Это невероятная, но действительная история, о которой до сих пор архивы хранили молчание. Она начиналась дважды — ее второе начало можно датировать точно. Оно было почти вульгарно. В июне 1940 года неизвестный посетитель принес в полпредство СССР в Берлине письмо, адресованное военному атташе или его заместителю. Автор письма, предлагая восстановить контакт с ним, указывал: «Если это не будет сделано, то моя работа в гестапо потеряет всякий смысл». В письме назывались пароль для вызова по телефону, место и время встречи.
Разумеется, военный атташе переправил письмо в Разведывательное управление Красной Армии, в Москву. Оттуда 23 июля переадресовали на Лубянку, в разведку НКВД с припиской: «Возможно, здесь речь идет о человеке, который вас интересует». Заместитель начальника внешней разведки Павел Судоплатов в тот же день написал на сопроводительной записке: «Журавлеву, Короткову. Известен ли вам он? Не о нем ли говорил т. Зарубин?»
Начальник 1-го отделения разведки П. М. Журавлев составил тогда же справку, в которой указывалось, что за время сотрудничества с нами с 1929 года без перерыва до весны 1939 года этот человек передал нам чрезвычайно обильное количество подлинных документов и личных сообщений, освещающих структуру, кадры и деятельность политической полиции (впоследствии гестапо), а также военной разведки Германии. Он предупреждал о готовящихся арестах и провокациях в отношении нелегальных и «легальных» работников резидентуры в Берлине, сообщал сведения о лицах, разрабатываемых гестапо, наводил также справки по следственным делам в гестапо, которые нас интересовали, а в последнее время передавал главным образом материалы о военном строительстве в Германии, в том числе о сооружении особо важного объекта в Потсдаме — ставки Верховного главнокомандующего. В справке отмечалось, что, судя по материалам дела, в отношении агента никогда не возникало каких-либо сомнений и что т. Зарубин характеризует его как верного, честно работающего с нами на материальной основе агента.
Читатель, конечно, знает, что представляло собой гестапо и какую роль оно играло в жизни гитлеровской Германии. Напомним, что в созданном по указу Гитлера в 1939 году имперском ведомстве безопасности (РСХА) ключевое место занимало IV управление — тайная государственная полиция, или гестапо, на которое возлагалось изучение противника и борьба с ним.
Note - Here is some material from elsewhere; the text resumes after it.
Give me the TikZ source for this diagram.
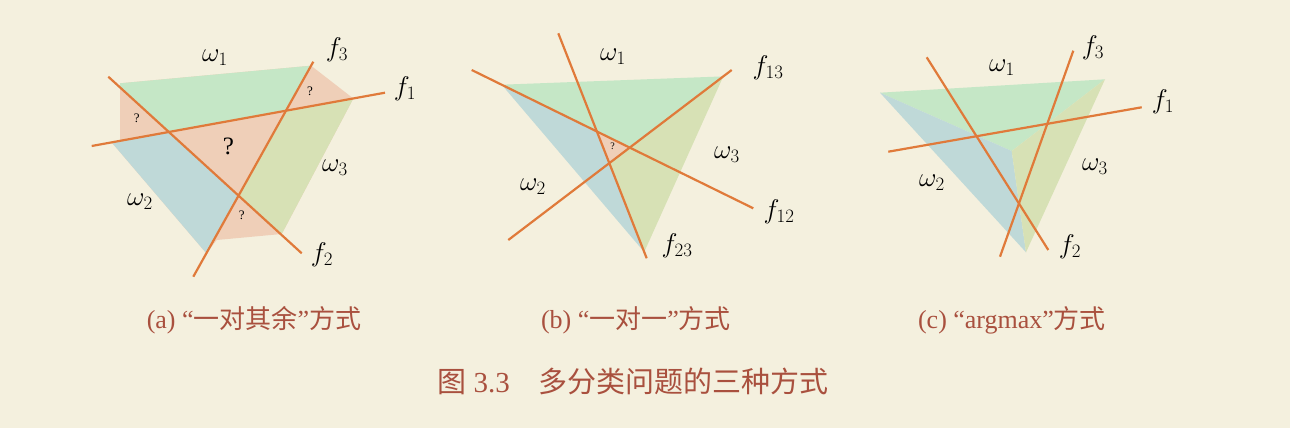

PCX А возглавлял рейхсфюрер СС (охранных отрядов) Гиммлер, а его правой рукой был Гейдрих, одновременно руководивший партийной разведкой — СД. Работу IV управления курировал именно Гейдрих. Его служебный кабинет находился в помещении, отделенном лужайкой от основного здания гестапо на Альбрехтштрассе, где работал наш агент.
Действительно, этот человек был известен уже, как видно из справки, давно. Именно о нем не раз говорил Василий Михайлович Зарубин, советский разведчик, проведший долгие годы за рубежом в облике скромного чешского инженера Кочека. «Чекист первого призыва», он пришел в ведомство Феликса Дзержинского еще в 20-е годы и начал карьеру нелегала. Как урожденный пролетарий, он пользовался полным доверием (его принимал Сталин). Но это было не единственное его качество. Общительный, одаренный природным умом, он нашел свое подлинное призвание разведчика. Ему помогала очаровательная супруга Елизавета, блестящая разведчица. Спортсмен, прилично говоривший по-английски и по-французски, он прекрасно чувствовал себя и в США, и во Франции, и в Германии. Здесь ему и поручили связь с ценнейшим агентом, носившим в картотеке НКВД кличку Брайтенбах. Кто же это был?
Родившийся в 1895 году Вилли Леман — сын учителя, учившийся на столяра, он 12 лет прослужил в имперском военно-морском флоте. В 1911 году он поступил в берлинскую полицию. Вилли Леман оказался человеком способным: попал в контрразведотдел берлинского полицай-президиума, с 1920 года стал начальником канцелярии отдела. В его обязанности входила и слежка за иностранными посольствами, в том числе и за советским. Тут-то и началась его двойная жизнь».
Вилли Леман действовал осторожно: сначала он порекомендовал своему лучшему другу (тоже сотруднику полицай-президиума), попавшему в финансовые затруднения, обратиться к русским с предложением своих услуг. Это было в 1927 году, а в 1929 году Леман последовал примеру друга, что было зафиксировано в делах Лубянки 7 сентября. Москва радировала: «Ваш новый нас очень заинтересовал. Единственное наше опасение в том, что вы забрались в одно из самых опасных мест». Резидентура отвечала: «… опасность, которая может угрожать в случае провала, нами вполне учитывается, и получение материалов от источника обставляется максимумом предосторожностей».